Averaging the data in view of test subjects and activities

Using data a second dataframe data2 is constructed which contains the average of each of the 79 variables for each activity and each subject.

3.The variables in the dataframes

Both dataframes data and data2 contain the same variables. Whereas data contains 10299 single records, data2 contains the average of each of the 79 numerical variables for each activity and each subject.

  • subject
    Factor with 30 levels representing the thirty test volunteers
    1-30

  • activity
    Factor with 6 levels representing the activities performed by the subjects
    WALKING
    WALKING_UPSTAIRS
    WALKING_DOWNSTAIRS
    SITTING
    STANDING
    LAYING

The remaining 79 variables contain numerical test data ('mean/std' indicates that there exists one variable for the mean and a different variable for the standard deviation of this quantity; 'XYZ' vindicates that there exists three separate variables for the X, Y, and Z-direction describing the quantity). All variables are normalized and bounded within [-1,1].

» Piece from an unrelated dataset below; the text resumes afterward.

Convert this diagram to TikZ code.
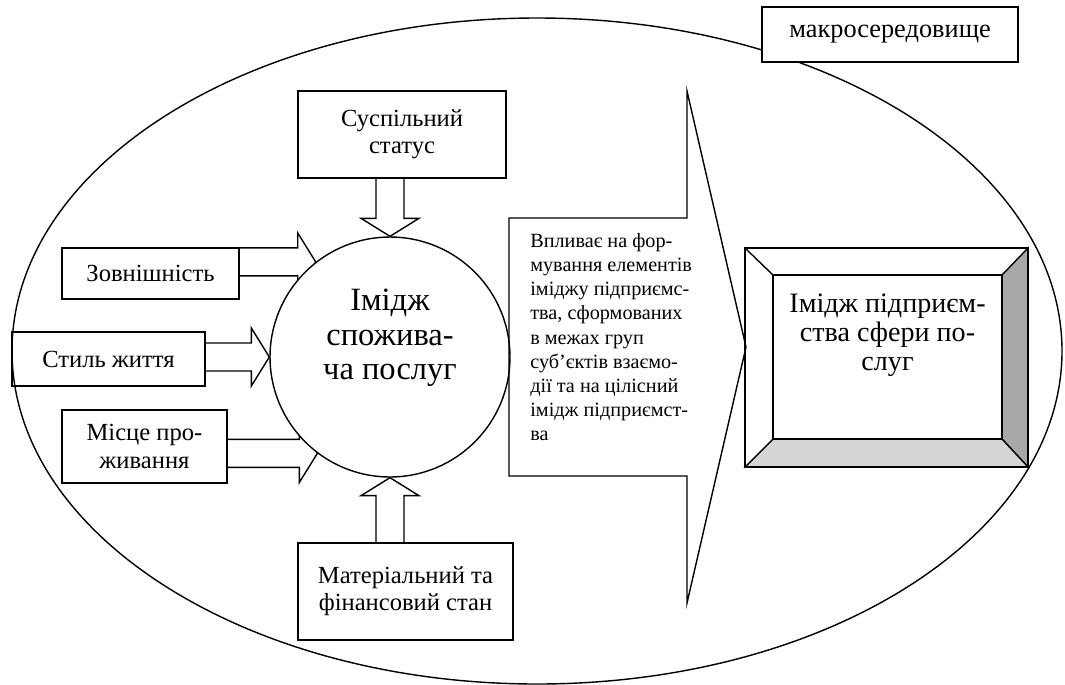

  • tBodyAcc-mean/std()-XYZ
  • tGravityAcc-mean/std()-XYZ
  • tBodyAccJerk-mean/std()-XYZ
  • tBodyGyro-mean/std()-XYZ
  • tBodyGyroJerk-mean/std()-XYZ
  • tBodyAccMag-mean/std()
  • tGravityAccMag-mean/std()
  • tBodyAccJerkMag-mean/std()
  • tBodyGyroMag-mean/std()
  • tBodyGyroJerkMag-mean/std()
  • fBodyAcc-mean/std()-XYZ
  • fBodyAcc-meanFreq()-XYZ
  • fBodyAccJerk-mean/std()-XYZ
  • fBodyAccJerk-meanFreq()-XYZ
  • fBodyGyro-mean/std()-XYZ
  • fBodyGyro-meanFreq()-XYZ
  • fBodyAccMag-mean()
  • fBodyAccMag-std()
  • fBodyAccMag-meanFreq()
  • fBodyBodyAccJerkMag-mean/std()
  • fBodyBodyAccJerkMag-meanFreq()
  • fBodyBodyGyroMag-mean/std()
  • fBodyBodyGyroMag-meanFreq()
  • fBodyBodyGyroJerkMag-mean/std()
  • fBodyBodyGyroJerkMag-meanFreq()